The Way of the River, as you might guess, is all about Flow. It is about getting into alignment with the Spirit of love and moving in accordance with that alignment. Ultimately, it is about discernment. It is about discerning where the Flow of Spirit is. It is about discerning what some of us would call the will of God.
It is about setting our sails, paddling our craft, learning the currents and following them. We have agency in this process, but there are some ways that lead us to the Great Sea more reliably than others.
What approaches are contraindicated with the Way of the River?
One is the approach my wife and I call “muscling.” Another friend has called it, “pushing the River.” It’s insisting on one’s own way, one’s first idea, or one’s superficial sense of what one is “supposed to do.” Often muscling involves throwing one’s will toward a given outcome. It rarely results in the outcome one hopes for, and when it does, there are often unlooked-for consequences.
Another approach goes the other way. This is the approach that leads to your boat spinning aimlessly, or getting caught in one of those eddies near the River’s bank. This is the approach many people take when they go over and over the same question, never allowing themselves to move forward.
Both of these processes have something in common.
They lack seeking deep inner guidance. They lack prayer and reflection. They lack listening. And listening for what they may, on the surface, not want, but is nonetheless what is called for. What is necessary? What is deepest? What is Spirit asking to bring through you?

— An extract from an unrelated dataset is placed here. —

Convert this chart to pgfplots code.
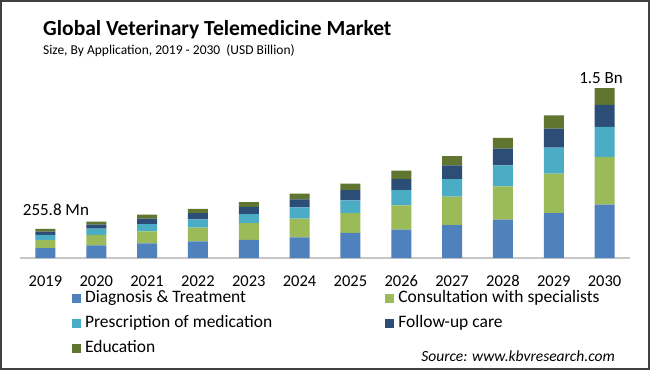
\documentclass[border=0pt]{standalone}
\usepackage{pgfplots}
\pgfplotsset{compat=1.18}
\usepackage{pgfplotstable}
\usepackage{fontspec}
\setmainfont{Carlito}
\definecolor{cDiag}{HTML}{4F81BD}
\definecolor{cCons}{HTML}{9BBB59}
\definecolor{cPres}{HTML}{4BACC6}
\definecolor{cFoll}{HTML}{2C4D75}
\definecolor{cEdu}{HTML}{5F7530}
\definecolor{cFrame}{HTML}{404040}
\pgfplotstableread{
year diag cons pres foll edu
2019 0.088 0.069 0.047 0.028 0.024
2020 0.111 0.092 0.056 0.035 0.026
2021 0.129 0.106 0.065 0.047 0.035
2022 0.146 0.121 0.073 0.056 0.038
2023 0.161 0.147 0.079 0.064 0.041
2024 0.182 0.165 0.100 0.071 0.050
2025 0.221 0.176 0.111 0.092 0.056
2026 0.250 0.214 0.136 0.097 0.073
2027 0.291 0.250 0.156 0.120 0.083
2028 0.338 0.294 0.185 0.147 0.097
2029 0.397 0.347 0.229 0.168 0.117
2030 0.470 0.421 0.267 0.194 0.148
}\data
\begin{document}
\begin{tikzpicture}
\path[fill=white] (0pt,0pt) rectangle (650pt,370pt);
\draw[color=cFrame, line width=2pt] (1pt,1pt) rectangle (649pt,369pt);
\node[anchor=base west, inner sep=0pt] at (43pt,334pt) {\fontsize{21.5}{26}\selectfont\bfseries Global Veterinary Telemedicine Market};
\node[anchor=base west, inner sep=0pt] at (43pt,315pt) {\fontsize{13.5}{15}\selectfont Size, By Application, 2019 - 2030\ \ (USD Billion)};
\node[anchor=base east, inner sep=0pt] at (615pt,8.3pt) {\fontsize{15.5}{18}\selectfont\itshape Source: www.kbvresearch.com};
\begin{axis}[
  at={(20pt,112pt)}, anchor=south west, scale only axis,
  width=610pt, height=178pt,
  ybar stacked, bar width=20pt,
  ymin=0, ymax=1.5706, xmin=2018.5, xmax=2030.5,
  axis y line=none, axis x line*=bottom,
  x axis line style={-, draw=gray!45, line width=1.2pt},
  xtick=data, major tick length=0pt, xtick style={draw=none},
  /pgf/number format/assume math mode=true,
  /pgf/number format/1000 sep={},
  xticklabel style={font=\fontsize{16.5}{18}\selectfont, anchor=base, yshift=-28pt},
  clip=false,
  legend cell align=left,
  legend columns=2,
  legend style={at={(axis description cs:0.085,-0.174)}, anchor=north west,
    draw=none, fill=none, inner sep=0pt,
    font=\fontsize{17.5}{19}\selectfont,
    nodes={text height=12pt, text depth=4pt, inner sep=1pt},
    row sep=7pt,
    /tikz/every odd column/.append style={column sep=3pt},
    /tikz/every even column/.append style={column sep=112pt}},
  legend image code/.code={\fill[#1, draw=none] (0pt,-4.5pt) rectangle (9pt,4.5pt);},
]
\addplot[fill=cDiag, draw=none] table[x=year, y=diag] {\data};
\addplot[fill=cCons, draw=none] table[x=year, y=cons] {\data};
\addplot[fill=cPres, draw=none] table[x=year, y=pres] {\data};
\addplot[fill=cFoll, draw=none] table[x=year, y=foll] {\data};
\addplot[fill=cEdu, draw=none] table[x=year, y=edu] {\data};
\legend{Diagnosis \& Treatment, Consultation with specialists, Prescription of medication, Follow-up care, Education}
\node[anchor=base, font=\fontsize{17}{20}\selectfont, xshift=10.5pt, yshift=13.3pt] at (axis cs:2019,0.256) {255.8 Mn};
\node[anchor=base, font=\fontsize{17}{20}\selectfont, xshift=-3.5pt, yshift=5pt] at (axis cs:2030,1.500) {1.5 Bn};
\end{axis}
\end{tikzpicture}
\end{document}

The methods I use for discernment come from divinatory (usually by Tarot, sometimes by candle, sometimes by synchronicity), Jesuit, Unitarian, secular-imaginative, and EarthReligious traditions. Discernment is one of the most important skills in a fulfilled and happy life. Learning to distinguish “the world to which you belong” from “all other worlds,” as David Whyte writes in “Sweet Darkness,” is one way to happiness and fulfillment.
Even when things are difficult. Especially when things are difficult, discernment can be our habit. It can be our way towards fulfillment and joy, a sense of love and peace and most of all, clarity.